Molte persone credevano che la tubercolosi causasse sensazioni di euforia definite come “Spes phtisica”, o “speranza del consunto”.
Si pensava che le vittime di TBC che erano artisti avessero scoppi di creatività mentre la malattia progrediva. Agli inizi del ventesimo secolo, alcuni credevano che la tubercolosi fosse causata dalla masturbazione.
Fra i numerosi letterati, artisti e musicisti morti di tisi, quasi tutti in giovane età, si ricordano Giovanni Boine (1887-1917), Emily Bronte (1818-1848), Fryderyk Chopin (1810-1849), Anton Pavlovič Čechov (1860-1904), George Orwell (1903-1950), Sergio Corazzini (1886-1907), Giuseppe Giusti (1809-1850), Guido Gozzano (1883-1916), Giovanni Battista Grazioli (1746-1820), Jens Peter Jacobsen (1847-1885), John Keats (1795-1821), e Giovan Battista Pergolesi (1710-1736).
Al contempo, la passione per le storie d’amore e morte ha portato alla celebrità personaggi di poesie, romanzi e opere, morti di tisi, quali “Silvia” di Giacomo Leopardi, la “Signora delle camelie” di Alexandre Dumas, la Violetta della “Traviata” di Giuseppe Verdi, la Mimì della “La Bohème” di Giacomo Puccini e il piccolo Ilju dei “I fratelli Karamàzov” di Dostoevskij.
In Francia, furono pubblicate almeno cinque novelle in cui si narravano gli ideali della tubercolosi:Scene de la vie de bohème di Murger, Les miserables di Victor Hugo, Madame Gervaisais e Germinie Lacerteux dei fratelli Goncourt e L'aiglon di Edmond Rostand.
Ma è un romanzo francese, La signora delle camelie pubblicato nel 1848, a sancire il definitivo successo letterario. a dimensione europea del ‘mal sottile’. Ne è autore Alessandro Dumas figlio (1824-1895) che nel contesto della vita mondana parigina d’alto bordo, colloca la vita, gli amori e la morte per tisi di Maria Duplessis, tormentosamente amata dallo stesso Autore.
Lo straordinario successo di pubblico di questo libro in Francia e fuori dalla Francia doveva ripetersi tre/quattro anni più tardi, quando la censura governativa concesse che quelle vicende venissero rappresentate anche a teatro.

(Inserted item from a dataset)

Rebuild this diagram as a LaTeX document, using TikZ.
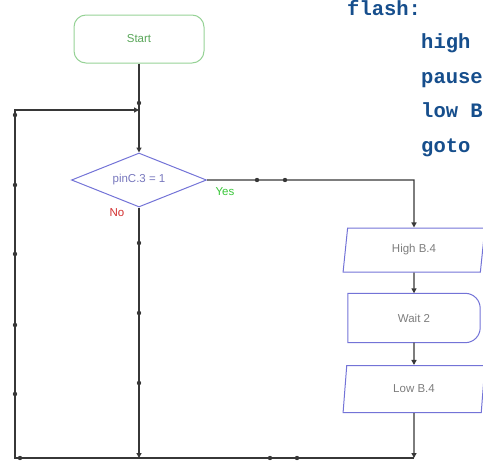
\documentclass[tikz,border=0pt]{standalone}
\usepackage{fontspec}
\setmainfont{Liberation Sans}
\newfontfamily\codefont{Liberation Mono}
\usetikzlibrary{shapes.geometric,arrows.meta}
\definecolor{codeblue}{RGB}{22,78,140}
\definecolor{shapeblue}{RGB}{115,115,215}
\definecolor{startgreen}{RGB}{150,210,150}
\definecolor{linegray}{RGB}{55,55,55}
\definecolor{txtgray}{RGB}{125,125,125}
\begin{document}
\begin{tikzpicture}[x=1pt,y=-1pt,
  conn/.style={draw=linegray,line width=1.4pt},
  tip/.style={-{Triangle[length=5pt,width=5pt]}},
  lbl/.style={font=\fontsize{11.5}{12}\selectfont,text=txtgray},
  shp/.style={draw=shapeblue,line width=1pt,inner sep=0pt},
  pio/.style={shp,trapezium,trapezium left angle=82,trapezium right angle=98,trapezium stretches=true,minimum width=142pt},
  code/.style={font=\codefont\bfseries\fontsize{20.5}{20.5}\selectfont,text=codeblue,anchor=base west,inner sep=0pt},
  dot/.style={fill=linegray}]
\useasboundingbox (0,0) rectangle (483,461);
\clip (0,0) rectangle (483,461);
% code text
\node[code] (c0) at (347,15) {flash:};
\node[code] (c1) at (421,48) {high};
\node[code] (c2) at (421,83) {pause};
\node[code] (c3) at (421,117) {low B};
\node[code] (c4) at (421,152) {goto};
% shapes
\node[draw=startgreen,line width=1pt,rounded corners=12pt,minimum width=130pt,minimum height=48pt,lbl,text=green!30!gray] (start) at (139,39) {Start};
\node[shp,diamond,aspect=2.5,minimum width=135pt,minimum height=54pt,lbl,text=shapeblue!70!gray] (dec) at (139,180) {pinC.3 = 1};
\node[lbl,text=green!55!gray] (yes) at (225,192) {Yes};
\node[lbl,text=red!65!gray] (no) at (117,213) {No};
\node[pio,minimum height=44pt,lbl] (high) at (414,250) {High B.4};
\node[lbl,minimum width=132pt,minimum height=49pt,inner sep=0pt] (wait) at (414,318) {Wait 2};
\draw[shp] (wait.north west) -- ([xshift=-15pt]wait.north east)
  arc[start angle=90,end angle=0,radius=15pt] -- ([yshift=15pt]wait.south east)
  arc[start angle=0,end angle=-90,radius=15pt] -- (wait.south west) -- cycle;
\node[pio,minimum height=47pt,lbl] (low) at (414,389) {Low B.4};
% junction coordinates
\coordinate (jn) at (139,110);
\coordinate (lt) at (15,110);
\coordinate (lb) at (15,458);
\coordinate (bn) at (139,458);
\coordinate (br) at (414,458);
\coordinate (yr) at (414,180);
% connectors
\draw[conn,tip] (start.south) -- (dec.north);
\draw[conn,tip] (dec.east) -- (yr) -- (high.north);
\draw[conn,tip] (high.south) -- (wait.north);
\draw[conn,tip] (wait.south) -- (low.north);
\draw[conn,tip] (low.south) -- (br);
\draw[conn,tip] (dec.south) -- (bn);
\draw[conn,tip] (br) -- (lb) -- (lt) -- (jn);
% dots
\foreach \p in {(139,103),(257,180),(285,180),(139,243),(139,313),(139,383),
  (15,115),(15,185),(15,254),(15,325),(15,394),(20,458),(270,458),(297,458)}
  \fill[dot] \p circle (2.2pt);
\end{tikzpicture}
\end{document}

Al di là dei meriti letterari,
la fama di quelle pagine dura
ancora, grazie soprattutto alla trasposizione melodrammatica che ne fece
Giuseppe Verdi con La traviata,
rappresentata per la prima volta al Teatro La
Fenice di Venezia nel marzo del 1853. La musica verdiana accompagna il libretto
di Francesco Maria Piave che si ispira con qualche libertà proprio al già
famosissimo testo di Alessandro Dumas figlio: Margherita diviene Violetta,
Armand Duval diviene Alfredo Germont. Il tema della tisi, malattia romantica di
moda, dalla quale è affetta Violetta, che ne morirà tra le braccia dell’amante,
ispira a Verdi le più alte e patetiche pagine musicali della sua straordinaria
carriera.
La consacrazione artistica della tubercolosi doveva, però,
realizzarsi
definitivamente negli ultimi anni del secolo con la
rappresentazione dell’indiscusso capolavoro pucciniano, La bohème (1896).
La gelida manina del primo atto e i colpi di tosse che squassano Mimì nel secondo preparano il patetico finale della morte per consunzione da ‘mal sottile’:
tutta l’opera ruota attorno al tema della malattia incurabile e allo straziante crescendo degli accenni, dei segni, dei sintomi che la evocano continuamente in tutta la sua fatalità.
Come sempre, amore e morte funzionano.
Aggiungeteci una Parigi come la immaginavano e vagheggiavano i piccoli borghesi di tutt’Italia, la grande musica del compositore lucchese e il gioco è fatto. Ma la protagonista vera della Bohème non è Mimì: è la tisi.